Question

How many liters of oxygen gas, at standard temperature and pressure, will react with 25.0 grams of magnesium metal? Show all of the work used to solve this problem.
2 Mg + O2 ----> 2 MgO

Answer 1

Given:
2 Mg + O2 → 2 MgO 
So,
(25.0 g of Mg / 24.3051 g/mole) x (1/2) x (22.4 L/mole) = 11.5 L  of Oxygen will react with 25 grams of magnesium metal.

Answer 2

Answer : The volume of oxygen gas is, 11.67 liters

Explanation : Given,

Mass of Mg = 25 g

Molar mass of Mg = 24 g/mole

First we have to calculate the moles of Mg.

$\text{Moles of }Mg=\frac{\text{Mass of }Mg}{\text{Molar mass of }Mg}=\frac{25g}{24g/mole}=1.042moles$

Now we have to calculate the moles of oxygen gas.

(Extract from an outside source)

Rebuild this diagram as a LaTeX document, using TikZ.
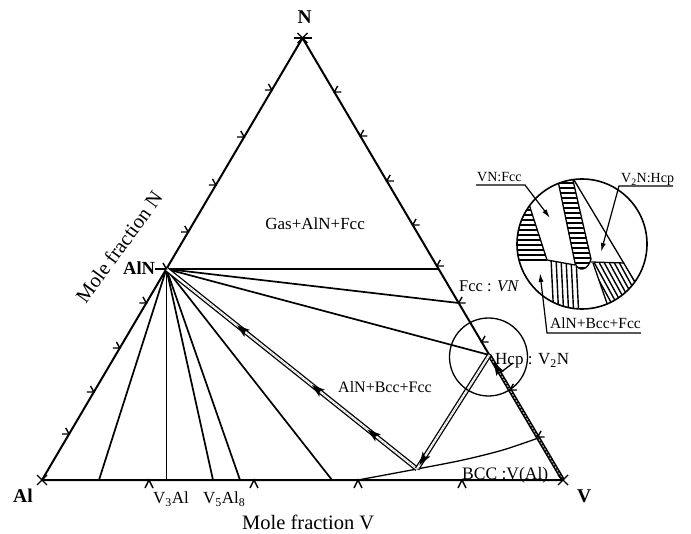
\documentclass[tikz,border=0pt]{standalone}
\usepackage{fontspec}
\setmainfont{Liberation Serif}
\usetikzlibrary{arrows.meta,calc}

\tikzset{
  side/.style={line width=2.0pt, line join=round},
  tie/.style={line width=1.7pt},
  fine/.style={line width=1.3pt},
  tk/.style={line width=1.4pt},
  lab/.style={inner sep=0pt, font=\fontsize{17}{20}\selectfont},
  smalllab/.style={inner sep=0pt, font=\fontsize{14}{16}\selectfont},
  vlab/.style={inner sep=0pt, font=\fontsize{19.5}{23}\selectfont\bfseries},
  axislab/.style={inner sep=0pt, font=\fontsize{20.5}{24}\selectfont},
  lead/.style={line width=1.2pt, -{Latex[length=9pt,width=5pt]}},
  dbl/.style={line width=1.3pt, double=white, double distance=2.2pt},
  inner dash/.style={gray!55, line width=0.6pt, dash pattern=on 2pt off 1.5pt},
  lmark/.pic={\draw[tk] (-3.4,-6.1) -- (0,0) -- (-7,0);},
  rmark/.pic={\draw[tk] (3.4,-6.1) -- (0,0) -- (7,0);},
  bmark/.pic={\draw[tk] (-4,8) -- (0,0) -- (4,8);},
  cross/.pic={\draw[tk] (-5,-5) -- (5,5) (-5,5) -- (5,-5);}
}
% filled arrowhead: tip at #1, pointing away from #2
\newcommand\headtip[2]{%
  \fill (#1) -- ($(#1)!13pt!(#2)!4.5pt!90:(#1)$) -- ($(#1)!10pt!(#2)$)
        -- ($(#1)!13pt!(#2)!4.5pt!-90:(#1)$) -- cycle;}

\begin{document}
\begin{tikzpicture}[x=1pt,y=-1pt]
\useasboundingbox (0,0) rectangle (691,534);

% corners of the composition triangle and key points
\coordinate (Al) at (42,480);
\coordinate (N) at (302.5,38);
\coordinate (V) at (563,480);
\coordinate (AlN) at (166.4,269);
\coordinate (Fcc) at (438.7,269);
\coordinate (E2) at (458.7,303);
\coordinate (Hcp) at (489.3,355);
\coordinate (P) at (417,469);
\coordinate (b1) at (99,480);
\coordinate (b2) at (166.4,480);
\coordinate (b3) at (213,480);
\coordinate (b4) at (240,480);
\coordinate (b5) at (332,480);
\coordinate (c0) at (358,480);
\coordinate (c1) at (538.3,438);

% tie lines from AlN
\foreach \e in {Fcc,E2,Hcp,b1,b2,b3,b4,b5}
  \draw[tie] (AlN) -- (\e);

% BCC boundary
\draw[fine] plot[smooth] coordinates {(c0) (P) (463,460) (503,450) (c1)};

% triangle sides
\draw[side] (Al) -- (N) -- (V) -- cycle;

% three-phase path lines
\draw[line width=4pt] (Hcp) -- (V);
\draw[gray!60, line width=1pt, dash pattern=on 2pt off 1.5pt] (Hcp) -- (V);
\draw[dbl] (AlN) -- (P);
\draw[inner dash] ($(AlN)!0.08!(P)$) -- (P);
\draw[dbl] (Hcp) -- (P);
\draw[inner dash] (Hcp) -- (P);

% arrowheads along the paths
\coordinate (h1) at ($(P)!0.196!(AlN)$);
\coordinate (h2) at ($(P)!0.419!(AlN)$);
\coordinate (h3) at ($(P)!0.718!(AlN)$);
\coordinate (h4) at ($(P)!0.035!(Hcp)$);
\coordinate (h5) at ($(Hcp)!0.06!(V)$);
\headtip{h1}{P}
\headtip{h2}{P}
\headtip{h3}{P}
\headtip{h4}{Hcp}
\headtip{h5}{V}

% scale marks
\foreach \yy in {434,392,348,303,232,185,137,90}
  \pic at ({42+(480-\yy)*0.5894},\yy) {lmark};
\foreach \yy in {92,136,181,225,266,303,342,390,437}
  \pic at ({302.5+(\yy-38)*0.5894},\yy) {rmark};
\foreach \xx in {149,254,358,462}
  \pic at (\xx,480) {bmark};
\pic at (AlN) {lmark};
\draw[tk] (AlN) -- ++(-11,0);
\pic at (N) {cross};
\draw[tk] (N) ++(-9,0) -- ++(18,0);
\pic at (Al) {cross};
\pic at (V) {cross};

% circle round the Hcp corner
\draw[fine] (488.5,357) circle[radius=39pt];
\draw[fine] (513,363) -- (500,373);

% magnified view
\coordinate (ic) at (582,244);
\begin{scope}
  \clip (ic) circle[radius=65pt];
  \begin{scope}
    \clip (547,260) -- (527,198) -- (505,198) -- (505,260) -- cycle;
    \foreach \yy in {200,205,...,262}
      \draw[line width=2.6pt] (505,\yy) -- (550,\yy);
  \end{scope}
  \begin{scope}
    \clip (557,176) -- (575,263) .. controls (578,272) and (588,271) .. (591,259) -- (572,176) -- cycle;
    \foreach \yy in {178,183,...,272}
      \draw[line width=2.6pt] (550,\yy) -- (600,\yy);
  \end{scope}
  \draw[fine] (557,176) -- (575,263) .. controls (578,272) and (588,271) .. (591,259) -- (572,176);
  \begin{scope}
    \clip (593,263) -- (624,263) -- (650,307) -- (650,320) -- (613,320) -- cycle;
    \foreach \xx in {560,565,...,640}
      \draw[line width=1.4pt] (\xx,255) -- ({\xx+0.55*70},325);
  \end{scope}
  \begin{scope}
    \clip (547,260) -- (576,266) -- (580,269) -- (581,320) -- (545,320) -- cycle;
    \foreach \xx in {551,556,...,580}
      \draw[line width=1.4pt] (\xx,258) -- ({\xx+3},320);
  \end{scope}
  \draw[line width=1.8pt] (510,260) -- (547,260);
  \draw[fine] (527,198) -- (547,260) -- (575,265);
  \draw[fine] (591,262) -- (624,263);
  \draw[fine] (593,263) -- (610,312);
  \draw[fine] (574,180) -- (650,307);
\end{scope}
\draw[line width=1.6pt] (ic) circle[radius=65pt];

% leaders of the magnified view
\draw[lead] (476,185) -- (525,185) -- (550,218);
\draw[lead] (673,186) -- (619,186) -- (601,252);
\draw[lead] (641,333) -- (547,333) -- (540,273);
\node[smalllab, anchor=base west] (tVN) at (477,182) {VN:Fcc};
\node[smalllab, anchor=base west] (tV2N) at (621,183) {V\textsubscript{2}N:Hcp};
\node[lab, font=\fontsize{15.5}{18}\selectfont, anchor=base west] (tABF2) at (550,329) {AlN+Bcc+Fcc};

% labels
\node[vlab, anchor=base west] (lN) at (297.5,24) {N};
\node[vlab, anchor=base west] (lAl) at (13,502) {Al};
\node[vlab, anchor=base west] (lV) at (577,502) {V};
\node[vlab, font=\fontsize{18.5}{22}\selectfont\bfseries, anchor=base west] (lAlN) at (123,275) {AlN};
\node[lab, anchor=base west] (lV3) at (153,503.5) {V\textsubscript{3}Al};
\node[lab, anchor=base west] (lV5) at (203,503.5) {V\textsubscript{5}Al\textsubscript{8}};
\node[axislab, anchor=base west] (xlab) at (242,529) {Mole fraction V};
\node[axislab, rotate=54] (ylab) at (119,247) {Mole fraction N};
\node[lab, anchor=base east] (tGas) at (365,230) {Gas+AlN+Fcc};
\node[lab, font=\fontsize{16.5}{19}\selectfont, anchor=base west] (tFcc) at (459,291.7) {Fcc : \textit{VN}};
\node[lab, font=\fontsize{16}{19}\selectfont, anchor=base west] (tABF) at (338,393) {AlN+Bcc+Fcc};
\node[lab, font=\fontsize{17.5}{20}\selectfont, anchor=base west] (tBCC) at (462,479.5) {BCC :V(Al)};
\node[lab, anchor=base west] (tHcp) at (495,365) {Hcp : V\textsubscript{2}N};
\end{tikzpicture}
\end{document}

The balanced chemical reaction is,

$2Mg+O_2\rightarrow 2MgO$

From the balanced chemical reaction, we conclude that

As, 2 mole of Mg react with 1 mole of oxygen gas

So, 1.042 mole of Mg react with $\frac{1.042}{2}=0.521$ mole of oxygen gas

Now we have to calculate the volume of oxygen gas.

As we know that at STP,

1 mole of oxygen gas contains 22.4 L volume of oxygen gas

So, 0.521 mole of oxygen gas contains $0.521\times 22.4=11.67L$ volume of oxygen gas

Therefore, the volume of oxygen gas is, 11.67 liters